> What the task asks:
Repeat, exactly and completely, the material that follows. Omit the pictures.

> Information provided:
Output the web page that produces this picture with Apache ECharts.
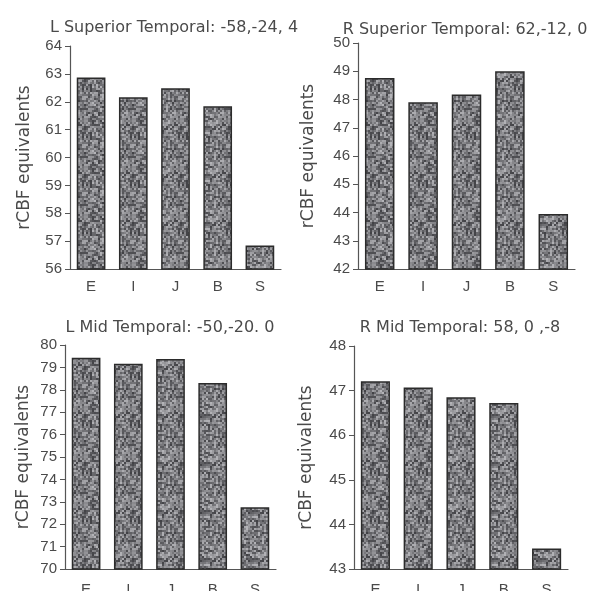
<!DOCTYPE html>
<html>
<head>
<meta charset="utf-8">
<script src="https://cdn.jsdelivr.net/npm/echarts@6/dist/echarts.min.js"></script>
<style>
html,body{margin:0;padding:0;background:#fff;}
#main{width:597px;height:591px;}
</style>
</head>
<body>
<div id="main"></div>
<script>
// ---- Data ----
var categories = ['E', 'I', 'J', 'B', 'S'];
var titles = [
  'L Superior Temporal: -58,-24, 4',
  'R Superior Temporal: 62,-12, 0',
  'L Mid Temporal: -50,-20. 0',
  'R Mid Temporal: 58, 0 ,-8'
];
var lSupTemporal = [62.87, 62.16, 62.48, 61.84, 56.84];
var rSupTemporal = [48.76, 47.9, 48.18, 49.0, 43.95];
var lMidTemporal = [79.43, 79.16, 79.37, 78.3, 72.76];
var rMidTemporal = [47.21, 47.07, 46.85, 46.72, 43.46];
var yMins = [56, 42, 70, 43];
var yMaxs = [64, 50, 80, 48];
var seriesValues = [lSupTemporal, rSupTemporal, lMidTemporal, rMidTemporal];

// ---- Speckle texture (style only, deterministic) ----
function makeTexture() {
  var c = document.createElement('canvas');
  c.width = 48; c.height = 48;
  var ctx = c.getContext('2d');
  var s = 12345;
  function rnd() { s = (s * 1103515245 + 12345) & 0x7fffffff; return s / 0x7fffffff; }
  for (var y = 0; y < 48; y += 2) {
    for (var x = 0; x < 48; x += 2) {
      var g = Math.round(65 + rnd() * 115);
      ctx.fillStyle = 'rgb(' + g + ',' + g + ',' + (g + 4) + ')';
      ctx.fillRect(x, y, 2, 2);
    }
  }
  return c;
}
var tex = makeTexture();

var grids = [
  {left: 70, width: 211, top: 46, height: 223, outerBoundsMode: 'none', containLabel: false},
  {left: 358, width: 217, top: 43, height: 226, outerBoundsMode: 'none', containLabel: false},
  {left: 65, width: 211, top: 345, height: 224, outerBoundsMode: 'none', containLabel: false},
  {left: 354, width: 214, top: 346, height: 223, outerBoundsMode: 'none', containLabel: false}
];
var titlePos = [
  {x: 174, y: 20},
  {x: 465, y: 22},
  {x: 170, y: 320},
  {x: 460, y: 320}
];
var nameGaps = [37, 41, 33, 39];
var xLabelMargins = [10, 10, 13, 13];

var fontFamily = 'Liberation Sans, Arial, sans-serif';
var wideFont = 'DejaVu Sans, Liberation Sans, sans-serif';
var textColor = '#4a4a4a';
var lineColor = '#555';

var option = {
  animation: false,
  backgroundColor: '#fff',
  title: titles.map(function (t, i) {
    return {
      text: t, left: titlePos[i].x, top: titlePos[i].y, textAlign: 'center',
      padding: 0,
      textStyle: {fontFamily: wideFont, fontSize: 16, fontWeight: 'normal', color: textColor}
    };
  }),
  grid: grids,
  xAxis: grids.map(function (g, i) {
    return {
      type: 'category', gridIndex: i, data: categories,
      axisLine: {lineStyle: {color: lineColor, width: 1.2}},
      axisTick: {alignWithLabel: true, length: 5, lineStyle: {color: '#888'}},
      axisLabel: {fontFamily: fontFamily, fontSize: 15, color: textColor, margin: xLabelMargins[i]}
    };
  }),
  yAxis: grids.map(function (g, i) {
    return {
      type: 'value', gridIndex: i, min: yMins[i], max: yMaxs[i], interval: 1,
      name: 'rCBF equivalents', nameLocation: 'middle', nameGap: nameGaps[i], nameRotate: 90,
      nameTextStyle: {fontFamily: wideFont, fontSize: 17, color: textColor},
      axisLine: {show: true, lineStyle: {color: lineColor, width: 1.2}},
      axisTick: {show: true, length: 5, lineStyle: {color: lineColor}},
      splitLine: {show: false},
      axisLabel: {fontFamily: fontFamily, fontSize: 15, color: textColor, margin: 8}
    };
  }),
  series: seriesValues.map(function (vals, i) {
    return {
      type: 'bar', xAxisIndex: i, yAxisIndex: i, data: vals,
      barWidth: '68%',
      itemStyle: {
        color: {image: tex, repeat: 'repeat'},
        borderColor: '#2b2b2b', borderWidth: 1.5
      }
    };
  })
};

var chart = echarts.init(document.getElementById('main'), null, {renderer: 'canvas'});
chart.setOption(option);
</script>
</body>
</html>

> Output:
Output the web page that produces this picture with Apache ECharts.
<!DOCTYPE html>
<html>
<head>
<meta charset="utf-8">
<script src="https://cdn.jsdelivr.net/npm/echarts@6/dist/echarts.min.js"></script>
<style>
html,body{margin:0;padding:0;background:#fff;}
#main{width:597px;height:591px;}
</style>
</head>
<body>
<div id="main"></div>
<script>
// ---- Data ----
var categories = ['E', 'I', 'J', 'B', 'S'];
var titles = [
  'L Superior Temporal: -58,-24, 4',
  'R Superior Temporal: 62,-12, 0',
  'L Mid Temporal: -50,-20. 0',
  'R Mid Temporal: 58, 0 ,-8'
];
var lSupTemporal = [62.87, 62.16, 62.48, 61.84, 56.84];
var rSupTemporal = [48.76, 47.9, 48.18, 49.0, 43.95];
var lMidTemporal = [79.43, 79.16, 79.37, 78.3, 72.76];
var rMidTemporal = [47.21, 47.07, 46.85, 46.72, 43.46];
var yMins = [56, 42, 70, 43];
var yMaxs = [64, 50, 80, 48];
var seriesValues = [lSupTemporal, rSupTemporal, lMidTemporal, rMidTemporal];

// ---- Speckle texture (style only, deterministic) ----
function makeTexture() {
  var c = document.createElement('canvas');
  c.width = 48; c.height = 48;
  var ctx = c.getContext('2d');
  var s = 12345;
  function rnd() { s = (s * 1103515245 + 12345) & 0x7fffffff; return s / 0x7fffffff; }
  for (var y = 0; y < 48; y += 2) {
    for (var x = 0; x < 48; x += 2) {
      var g = Math.round(65 + rnd() * 115);
      ctx.fillStyle = 'rgb(' + g + ',' + g + ',' + (g + 4) + ')';
      ctx.fillRect(x, y, 2, 2);
    }
  }
  return c;
}
var tex = makeTexture();

var grids = [
  {left: 70, width: 211, top: 46, height: 223, outerBoundsMode: 'none', containLabel: false},
  {left: 358, width: 217, top: 43, height: 226, outerBoundsMode: 'none', containLabel: false},
  {left: 65, width: 211, top: 345, height: 224, outerBoundsMode: 'none', containLabel: false},
  {left: 354, width: 214, top: 346, height: 223, outerBoundsMode: 'none', containLabel: false}
];
var titlePos = [
  {x: 174, y: 20},
  {x: 465, y: 22},
  {x: 170, y: 320},
  {x: 460, y: 320}
];
var nameGaps = [37, 41, 33, 39];
var xLabelMargins = [10, 10, 13, 13];

var fontFamily = 'Liberation Sans, Arial, sans-serif';
var wideFont = 'DejaVu Sans, Liberation Sans, sans-serif';
var textColor = '#4a4a4a';
var lineColor = '#555';

var option = {
  animation: false,
  backgroundColor: '#fff',
  title: titles.map(function (t, i) {
    return {
      text: t, left: titlePos[i].x, top: titlePos[i].y, textAlign: 'center',
      padding: 0,
      textStyle: {fontFamily: wideFont, fontSize: 16, fontWeight: 'normal', color: textColor}
    };
  }),
  grid: grids,
  xAxis: grids.map(function (g, i) {
    return {
      type: 'category', gridIndex: i, data: categories,
      axisLine: {lineStyle: {color: lineColor, width: 1.2}},
      axisTick: {alignWithLabel: true, length: 5, lineStyle: {color: '#888'}},
      axisLabel: {fontFamily: fontFamily, fontSize: 15, color: textColor, margin: xLabelMargins[i]}
    };
  }),
  yAxis: grids.map(function (g, i) {
    return {
      type: 'value', gridIndex: i, min: yMins[i], max: yMaxs[i], interval: 1,
      name: 'rCBF equivalents', nameLocation: 'middle', nameGap: nameGaps[i], nameRotate: 90,
      nameTextStyle: {fontFamily: wideFont, fontSize: 17, color: textColor},
      axisLine: {show: true, lineStyle: {color: lineColor, width: 1.2}},
      axisTick: {show: true, length: 5, lineStyle: {color: lineColor}},
      splitLine: {show: false},
      axisLabel: {fontFamily: fontFamily, fontSize: 15, color: textColor, margin: 8}
    };
  }),
  series: seriesValues.map(function (vals, i) {
    return {
      type: 'bar', xAxisIndex: i, yAxisIndex: i, data: vals,
      barWidth: '68%',
      itemStyle: {
        color: {image: tex, repeat: 'repeat'},
        borderColor: '#2b2b2b', borderWidth: 1.5
      }
    };
  })
};

var chart = echarts.init(document.getElementById('main'), null, {renderer: 'canvas'});
chart.setOption(option);
</script>
</body>
</html>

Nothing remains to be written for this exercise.